У Чехова по-другому. Хозяева Каштанки, сколь они ни выразительны, – лица второстепенные, главное лицо – она сама, помесь таксы с дворняжкой, мордой похожая на лисичку. (Чехов был крайне возмущен, когда художник С. С. Соломко в иллюстрациях неверно изобразил породу Каштанки.) Интерес сосредоточен на ней. Пожалуй, рассказы Чехова о собаке и о волчице по жанру ближе всего к рассказам знаменитого «анималиста» Э. Сетона-Томпсона. О каком-либо влиянии здесь говорить не приходится, прославленные рассказы этого канадского писателя были написаны позже «Каштанки», а на русский язык начали переводиться только в XX веке; по-видимому Чехов их никогда не читал, а Сетон-Томпсон не читал Чехова. Сближает их тонкое проникновение в психологию существ, так непохожих и вместе с тем чем-то похожих на нас. Сетон-Томпсон был ученым-естествоиспытателем, путешественником, охотником, круг наблюдений над звериной жизнью у него несравненно шире, а познание основательнее, нежели у Чехова, который имел дело лишь со своими домашними животными, изредка бывал на охоте да еще много беседовал с зоологом Н. Вагнером. Но все искупает его редкая художественная интуиция, то, что сам он называл способностью думать, чувствовать и говорить в духе своих героев, даже если герои – всего-навсего животные.
Повествование о Каштанке отличается двумя особенностями. Первая – все происходящее описывается как бы с точки зрения Каштанки, в меру понимания и разумения умной собаки. Вторая особенность – автор переводит мысли собаки на человеческий язык. Именно мысли, а не слова – никаких слов Каштанка не произносит, только лает, рычит и скулит, как и положено ей природой. Но что-то она при этом чувствует и соображает, подмечает, делает для себя какие-то выводы – и вот эту ее мысленную бессловесную речь автор «озвучивает». Одновременно он ее упорядочивает, незаметно присоединяет к ней свой авторский голос, но нигде не приписывает Каштанке мыслей, несвойственных ее собачьей натуре, выходящих за пределы ее опыта, ее кругозора. То неизвестное и непонятное, что встречается Каштанке в ее новой жизни, она осваивает в понятиях, ей доступных. Например, она впервые попадает в цирк, видит морды зверей, стоящих в загонах, и среди них слона, которого раньше никогда не видала. Он для нее – «толстая громадная рожа, с хвостом, вместо носа и с двумя длинными обглоданными костями, торчащими изо рта» (С., 6, 445). Человек, приютивший Каштанку, для нее сначала «заказчик», потом «хозяин» – живя у столяра, она приучилась делить всех людей на хозяев и заказчиков. Слова «цирковой артист», «клоун», «дрессировщик» в рассказе ни разу не встречаются, они не из лексикона Каштанки.

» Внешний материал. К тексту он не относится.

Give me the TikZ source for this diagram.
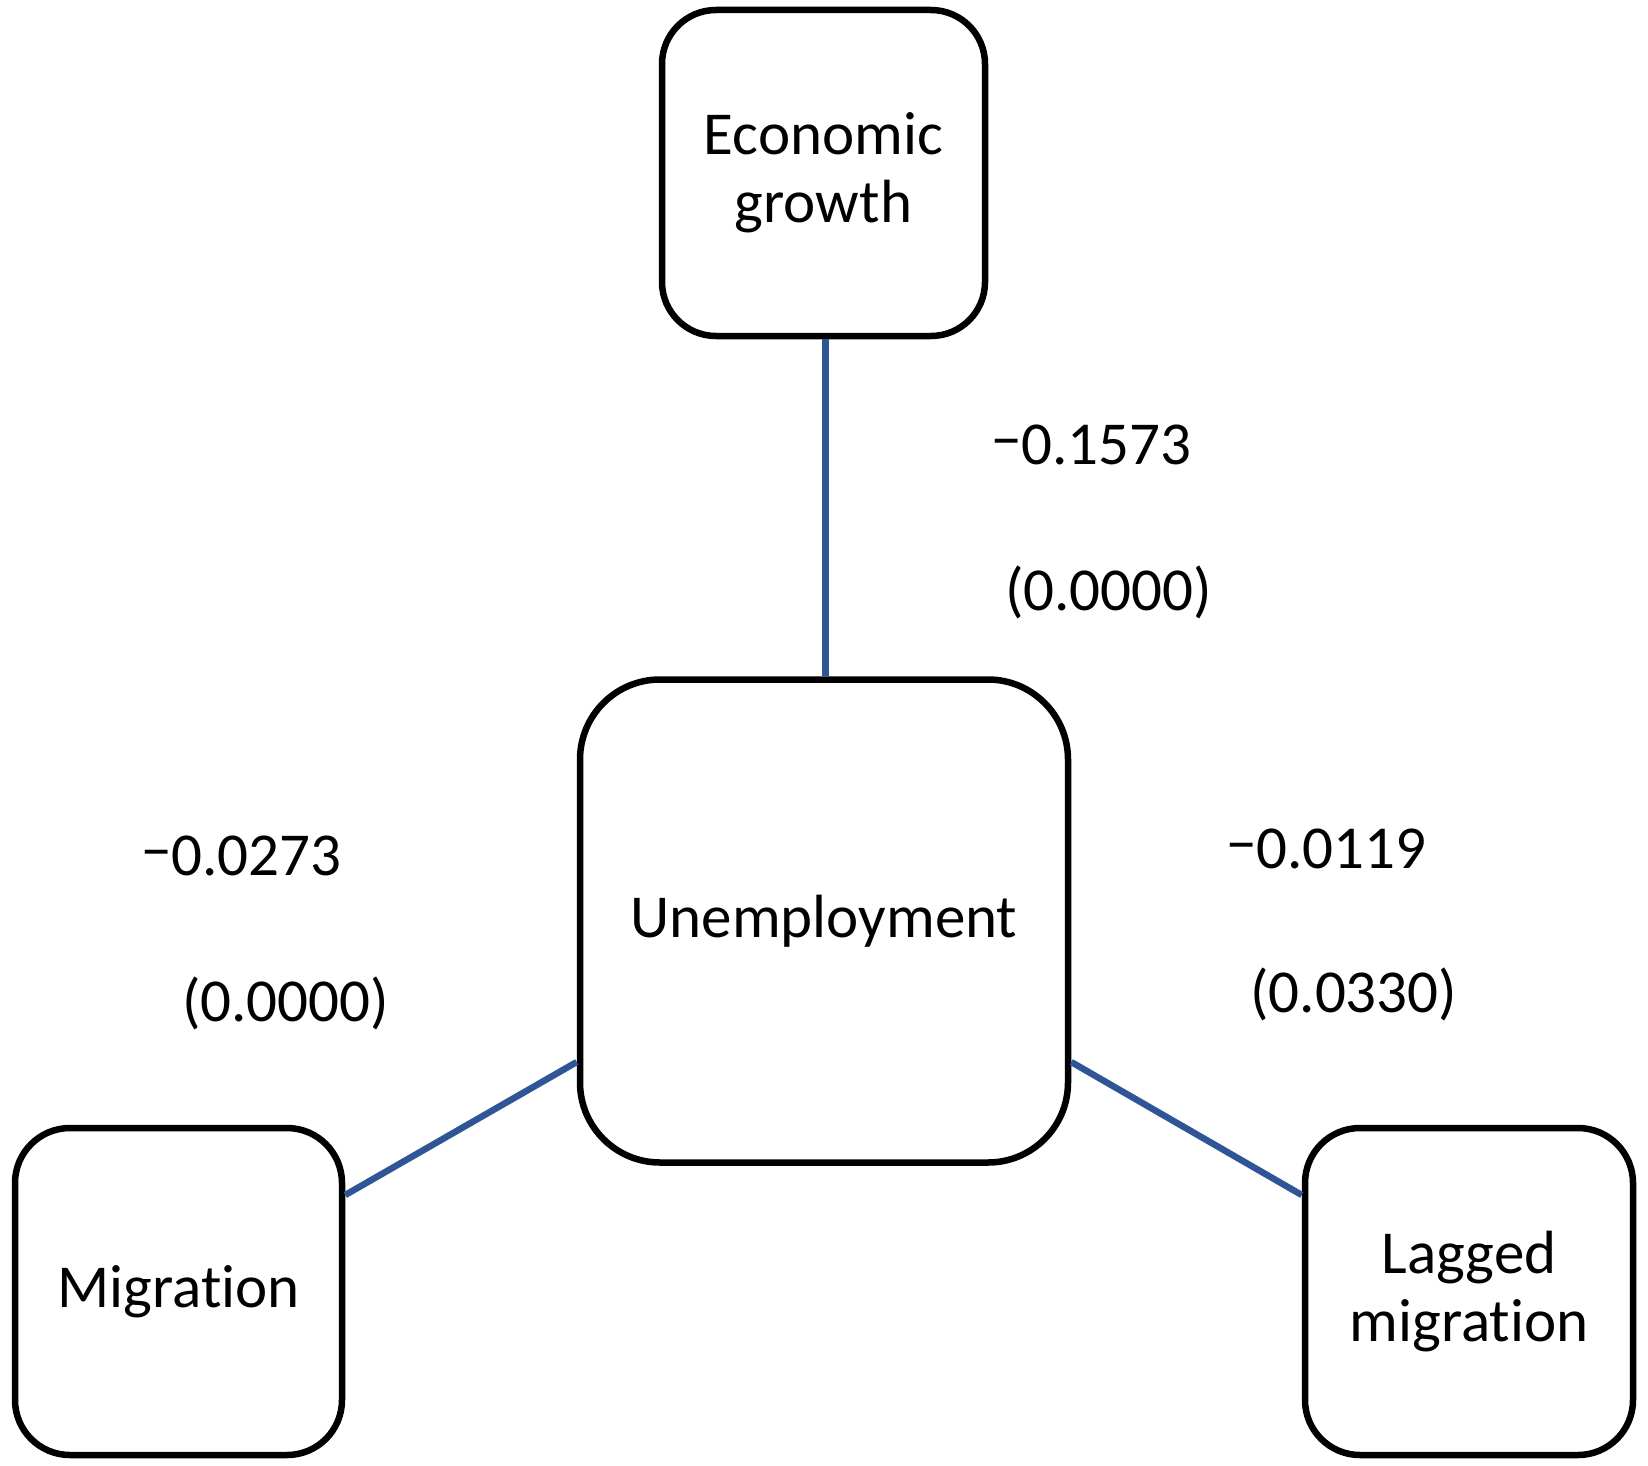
\documentclass[tikz,border=0pt]{standalone}
\usepackage{fontspec}
\setmainfont[RawFeature={-liga;-clig;-calt;-dlig}]{Carlito}
\definecolor{connblue}{RGB}{47,85,151}
\newcommand{\hmin}{\raisebox{4pt}{−}}
\tikzset{
  box/.style={draw=black, line width=6.5pt, fill=white, rectangle, align=center,
    inner sep=0pt, font=\fontsize{61}{68}\selectfont},
  conn/.style={draw=connblue, line width=6.5pt},
  coef/.style={anchor=base west, inner sep=0pt, font=\fontsize{61}{68}\selectfont}
}
\begin{document}
\begin{tikzpicture}[x=1pt,y=-1pt]
\fill[white] (0,0) rectangle (1648,1466);
\useasboundingbox (0,0) rectangle (1648,1466);
\node[box, rounded corners=54pt, minimum width=323pt, minimum height=326pt] (E) at (823.5,173) {Economic\\growth};
\node[box, rounded corners=80pt, minimum width=488pt, minimum height=483pt] (U) at (824,921) {Unemployment};
\node[box, rounded corners=55pt, minimum width=327pt, minimum height=327pt] (M) at (178.5,1291.5) {Migrat\kern0pt ion};
\node[box, rounded corners=55pt, minimum width=328pt, minimum height=327pt] (L) at (1469,1291.5) {Lagged\\migrat\kern0pt ion};
\coordinate (ua) at ([xshift=2pt]E.south);
\coordinate (ub) at (ua |- U.north);
\coordinate (ul) at ([yshift=-141pt]U.west);
\coordinate (ur) at ([yshift=-141pt]U.east);
\coordinate (me) at ([yshift=96.5pt]M.east);
\coordinate (lw) at ([yshift=96.5pt]L.west);
\draw[conn] (ua) -- (ub);
\draw[conn] (ul) -- (me);
\draw[conn] (ur) -- (lw);
\node[coef] (c1a) at (991,464) {\hmin0.1573};
\node[coef] (c1b) at (1005,610) {(0.0000)};
\node[coef] (c2a) at (141,875) {\hmin0.0273};
\node[coef] (c2b) at (182,1021) {(0.0000)};
\node[coef] (c3a) at (1226,868) {\hmin0.0119};
\node[coef] (c3b) at (1250,1012) {(0.0330)};
\end{tikzpicture}
\end{document}
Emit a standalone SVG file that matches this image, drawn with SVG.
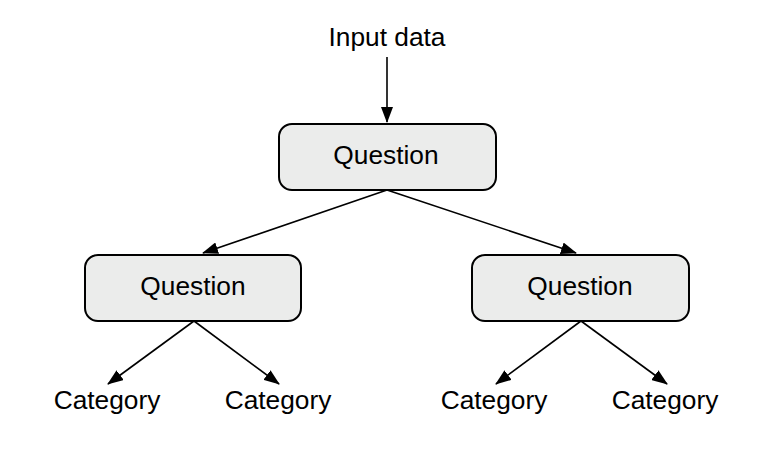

Приемом вольного пересказа мыслей персонажей Чехов пользуется и в других своих произведениях: пересказывает раздумья крестьянской девушки Липы, солдата Гусева, гробовщика Якова, мальчика Егорушки. Там это воспринимается читателями как вполне естественное. Когда же передаются таким же манером впечатления собаки от окружающего мира – в этом чудится что-то очаровательно-сказочное (хотя известно, что собаки обладают высшей нервной системой и могут понимать до двухсот человеческих слов). И здесь – одна из причин, по которой «Каштанку» считают детским чтением, и даже сам Чехов в письмах иногда называет ее сказкой.